VMware Enterprise PKS supports two deployment models with respect to T0 and T1 Gateways since NSX-T version 2.5.
- Active-Passive T0 Gateway with a dedicated T1 Gateway per Kubernetes namespace.
- Active-Active T0 Gateway with a dedicated T1 Gateway per Kubernetes cluster (NSX-T v2.5 onwards)
In the first deployment model, a T1 Gateway is created for every namespace that is created in the Kubernetes cluster. Each namespace gets a unique network subnet which is carved out of a POD block defined in NSX-T manager. All the stateful services in the deployment (like SNAT/DNAT rules for the kubernetes PODs) are created in the Tier 0 gateway and hence they are deployed in an Active-Standby mode.

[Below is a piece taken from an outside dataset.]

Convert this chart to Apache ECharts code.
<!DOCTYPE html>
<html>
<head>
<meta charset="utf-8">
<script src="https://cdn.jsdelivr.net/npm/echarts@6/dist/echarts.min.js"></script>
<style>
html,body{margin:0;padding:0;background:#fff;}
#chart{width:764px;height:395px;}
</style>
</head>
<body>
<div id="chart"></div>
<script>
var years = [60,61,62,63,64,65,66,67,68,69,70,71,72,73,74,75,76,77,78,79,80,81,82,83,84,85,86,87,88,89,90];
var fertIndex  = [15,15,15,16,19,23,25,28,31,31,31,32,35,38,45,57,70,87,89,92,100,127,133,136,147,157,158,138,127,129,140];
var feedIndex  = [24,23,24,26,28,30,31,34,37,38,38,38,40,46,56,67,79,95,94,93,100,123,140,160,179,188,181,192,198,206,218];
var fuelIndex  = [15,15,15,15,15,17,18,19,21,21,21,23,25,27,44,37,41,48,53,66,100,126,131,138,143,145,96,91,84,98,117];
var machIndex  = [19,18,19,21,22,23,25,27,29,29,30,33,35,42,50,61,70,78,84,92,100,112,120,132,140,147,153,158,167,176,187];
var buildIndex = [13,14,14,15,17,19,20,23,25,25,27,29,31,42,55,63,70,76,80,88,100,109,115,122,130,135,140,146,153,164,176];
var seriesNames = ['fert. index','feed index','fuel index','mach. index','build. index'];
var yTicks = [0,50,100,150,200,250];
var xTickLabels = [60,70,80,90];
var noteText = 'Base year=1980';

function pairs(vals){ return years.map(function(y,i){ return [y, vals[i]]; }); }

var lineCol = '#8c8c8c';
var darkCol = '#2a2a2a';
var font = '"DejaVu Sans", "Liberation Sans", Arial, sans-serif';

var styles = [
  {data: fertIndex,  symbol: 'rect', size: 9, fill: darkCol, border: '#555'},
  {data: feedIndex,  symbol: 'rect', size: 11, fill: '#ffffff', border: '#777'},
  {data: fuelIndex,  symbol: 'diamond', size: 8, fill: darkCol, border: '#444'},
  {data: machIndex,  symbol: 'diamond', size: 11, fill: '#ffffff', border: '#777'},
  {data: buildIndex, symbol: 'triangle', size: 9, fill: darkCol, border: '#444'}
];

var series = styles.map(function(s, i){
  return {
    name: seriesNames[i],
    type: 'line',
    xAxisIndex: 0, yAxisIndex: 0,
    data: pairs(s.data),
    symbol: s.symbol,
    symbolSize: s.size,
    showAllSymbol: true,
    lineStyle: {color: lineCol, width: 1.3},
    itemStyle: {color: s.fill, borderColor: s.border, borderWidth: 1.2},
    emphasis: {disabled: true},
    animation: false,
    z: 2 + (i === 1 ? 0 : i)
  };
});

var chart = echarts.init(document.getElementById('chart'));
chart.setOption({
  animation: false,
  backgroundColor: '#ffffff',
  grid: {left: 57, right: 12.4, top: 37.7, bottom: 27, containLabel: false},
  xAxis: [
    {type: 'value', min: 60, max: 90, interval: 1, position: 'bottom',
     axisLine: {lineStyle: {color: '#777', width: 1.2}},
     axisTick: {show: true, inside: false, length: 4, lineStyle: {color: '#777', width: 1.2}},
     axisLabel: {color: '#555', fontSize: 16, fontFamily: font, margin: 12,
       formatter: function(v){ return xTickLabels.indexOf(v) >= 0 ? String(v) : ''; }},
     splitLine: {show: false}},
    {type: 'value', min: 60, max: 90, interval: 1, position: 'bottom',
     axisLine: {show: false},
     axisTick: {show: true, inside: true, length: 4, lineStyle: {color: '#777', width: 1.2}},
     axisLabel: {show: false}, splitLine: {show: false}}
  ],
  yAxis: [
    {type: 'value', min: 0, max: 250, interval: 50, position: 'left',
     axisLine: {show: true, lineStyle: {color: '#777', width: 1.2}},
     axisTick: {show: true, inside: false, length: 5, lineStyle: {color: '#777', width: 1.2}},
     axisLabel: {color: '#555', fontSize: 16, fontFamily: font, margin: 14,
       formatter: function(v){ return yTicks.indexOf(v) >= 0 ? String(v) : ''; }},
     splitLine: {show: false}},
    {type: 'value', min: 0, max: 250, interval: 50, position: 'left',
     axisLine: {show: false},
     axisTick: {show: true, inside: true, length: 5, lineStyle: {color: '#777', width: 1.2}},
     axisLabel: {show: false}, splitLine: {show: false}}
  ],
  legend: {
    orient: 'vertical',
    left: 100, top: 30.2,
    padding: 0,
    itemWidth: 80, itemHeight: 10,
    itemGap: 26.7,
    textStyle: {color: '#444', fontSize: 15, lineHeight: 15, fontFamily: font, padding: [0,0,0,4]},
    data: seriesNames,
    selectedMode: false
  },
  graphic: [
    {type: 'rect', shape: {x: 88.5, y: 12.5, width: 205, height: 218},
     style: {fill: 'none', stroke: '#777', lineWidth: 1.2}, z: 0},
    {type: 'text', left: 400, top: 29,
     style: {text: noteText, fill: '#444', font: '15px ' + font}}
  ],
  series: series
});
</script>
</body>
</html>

With BGP configured as the routing protocol, we get only a single northbound path because ECMP can’t be leveraged in an Active-Standby T0 deployment. Also, as the Kubernetes clusters grows, the number of T1 objects created in NSX-T manager also grows which makes it look messy.

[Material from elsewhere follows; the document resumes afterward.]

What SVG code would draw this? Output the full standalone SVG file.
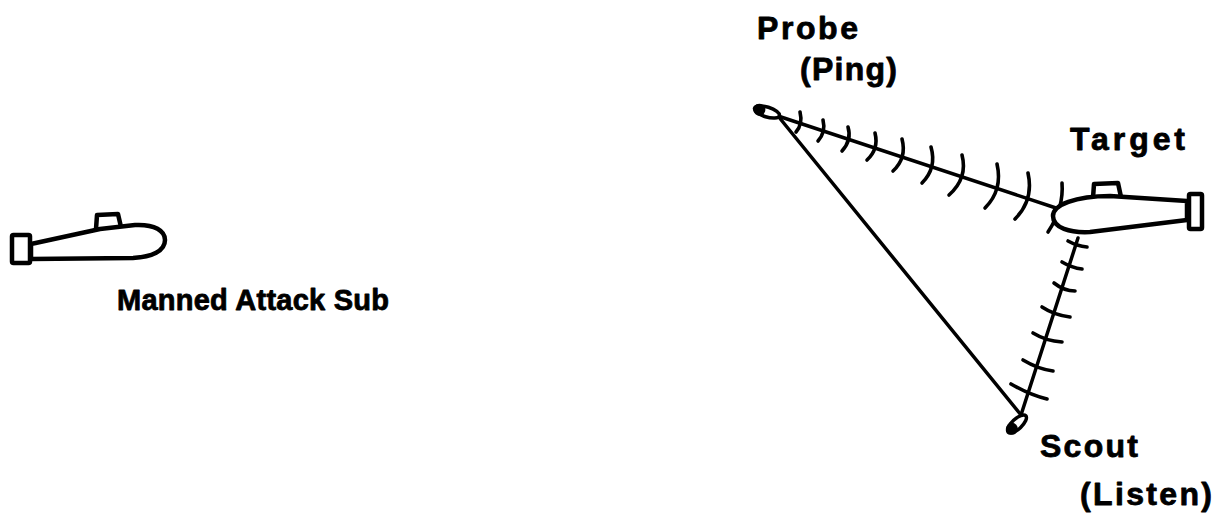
<svg xmlns="http://www.w3.org/2000/svg" width="1216" height="518" viewBox="0 0 1216 518">
  <style>
    .hull { fill: #fff; stroke: #000; stroke-width: 4.5; stroke-linejoin: round; stroke-linecap: round; }
    .line { fill: none; stroke: #000; stroke-width: 3.5; stroke-linecap: round; }
    .tick { fill: none; stroke: #000; stroke-width: 3.6; stroke-linecap: round; }
    .lbl { font-family: "Liberation Sans", Arial, Helvetica, sans-serif; font-weight: bold; font-size: 32px; fill: #000; stroke: #000; stroke-width: 0.8; stroke-linejoin: round; }
    .lbl-sm { font-size: 29px; }
  </style>

  <rect width="1216" height="518" fill="#fff"/>

  <!-- connectors: sonar paths with wavefront ticks -->
  <g id="connectors">
    <!-- probe to target (ping) -->
    <line class="line" x1="778" y1="116" x2="1056" y2="208"/>
    <!-- target to scout (echo) -->
    <line class="line" x1="1078" y1="238" x2="1021" y2="415"/>
    <!-- probe to scout -->
    <line class="line" x1="778" y1="116" x2="1021" y2="415"/>

    <!-- ping wavefronts -->
    <g id="ping-waves">
      <path class="tick" d="M800,112 Q803,124 796,132"/>
      <path class="tick" d="M823,120 Q826,132 818,141"/>
      <path class="tick" d="M848,127 Q852,140 842,151"/>
      <path class="tick" d="M875,133 Q879,149 867,160"/>
      <path class="tick" d="M902,139 Q907,158 893,171"/>
      <path class="tick" d="M931,147 Q937,168 922,183"/>
      <path class="tick" d="M962,155 Q968,178 949,195"/>
      <path class="tick" d="M997,164 Q1003,190 985,208"/>
      <path class="tick" d="M1028,173 Q1034,200 1015,219"/>
      <path class="tick" d="M1062,183 Q1064,208 1048,232"/>
    </g>

    <!-- echo wavefronts -->
    <g id="echo-waves">
      <path class="tick" d="M1068,241 Q1077,246 1087,247"/>
      <path class="tick" d="M1062,262 Q1072,268 1082,269"/>
      <path class="tick" d="M1054,283 Q1064,291 1075,291"/>
      <path class="tick" d="M1042,307 Q1054,315 1070,317"/>
      <path class="tick" d="M1033,333 Q1046,341 1062,342"/>
      <path class="tick" d="M1023,360 Q1038,369 1053,371"/>
      <path class="tick" d="M1011,384 Q1030,395 1047,399"/>
    </g>
  </g>

  <!-- manned attack sub, nose to the right -->
  <g id="attack-sub">
    <path class="hull" d="M96,229 L97,215 L118,214 L121,227"/>
    <path class="hull" d="M31,244 L100,229 L135,225 C155,224 165,231 165,240 C165,251 152,257 133,258 L31,259 Z"/>
    <rect class="hull" x="12" y="235" width="18" height="28" rx="1.5"/>
    <text class="lbl lbl-sm" x="117" y="310" textLength="272" lengthAdjust="spacing">Manned Attack Sub</text>
  </g>

  <!-- target sub, nose to the left -->
  <g id="target">
    <path class="hull" d="M1093,198 L1094,184 L1118,183 L1121,197"/>
    <path class="hull" d="M1187,201 L1110,196 C1075,196 1053,205 1053,216 C1053,228 1070,233 1090,232 L1187,220 Z"/>
    <rect class="hull" x="1189" y="194" width="13" height="35" rx="1.5"/>
    <text class="lbl" x="1070" y="150" textLength="115" lengthAdjust="spacing">Target</text>
  </g>

  <!-- probe drone -->
  <g id="probe">
    <g transform="translate(767,112) rotate(17)">
      <ellipse cx="0" cy="0" rx="13" ry="5" fill="#fff" stroke="#000" stroke-width="3.5"/>
      <ellipse cx="-8" cy="0" rx="6" ry="6" fill="#000"/>
    </g>
    <text class="lbl" x="757" y="39" textLength="101" lengthAdjust="spacing">Probe</text>
    <text class="lbl" x="800" y="80" textLength="97" lengthAdjust="spacing">(Ping)</text>
  </g>

  <!-- scout drone -->
  <g id="scout">
    <g transform="translate(1017,424) rotate(-43)">
      <ellipse cx="0" cy="0" rx="12" ry="5" fill="#fff" stroke="#000" stroke-width="3.5"/>
      <ellipse cx="-7" cy="0" rx="6" ry="6" fill="#000"/>
    </g>
    <text class="lbl" x="1040" y="457" textLength="98" lengthAdjust="spacing">Scout</text>
    <text class="lbl" x="1080" y="505" textLength="132" lengthAdjust="spacing">(Listen)</text>
  </g>
</svg>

The second model is a simplified deployment option available since NSX-T v2.5 which uses a shared Tier 1 Gateway model. Here a dedicated Tier 1 Gateway is assigned to a Kubernetes cluster (rather than to a namespace) and all stateful services for that specific Kubernetes cluster is pushed down from T0 to it’s dedicated T1. This gives us the advantage and flexibility to have T0 Gateways deployed in Active-Active mode and leverage ECMP for North-South routing.
In both deployment models, we use BGP (or static if necessary) to advertise the NSX-T networks (Kubernetes node network, POD network, management network and other floating networks) based on the adopted topologies. To know mode about the supported topologies associated with the above said deployment models, have a look at the Pivotal reference below:
The PKS subnets are defined in NSX-T prior to deployment. Below are the subnets along with a description that I am using for this article.
Node Network – This is the network will be used by the Kubernetes nodes which are deployed by PKS BOSH Director. We will define a /16 pool here and PKS will carve a /24 block out of it and NSX-T manager will associate this to a dedicated Tier 1 Segment. The node network used in this setup is 172.31.0.0/16. This is a routable subnet.
POD Network – This is the network that will be used by each Kubernetes namespace. We will define a /16 pool here and PKS will carve a /24 block out of it and NSX-T manager will associate this to a dedicated Tier 1 Segment. All PODs on the same namespace attach to the same Logical Segment. The POD network used in this setup is 172.30.0.0/16. This is a non-routable subnet. So a NAT instance is needed for for the PODs for external access.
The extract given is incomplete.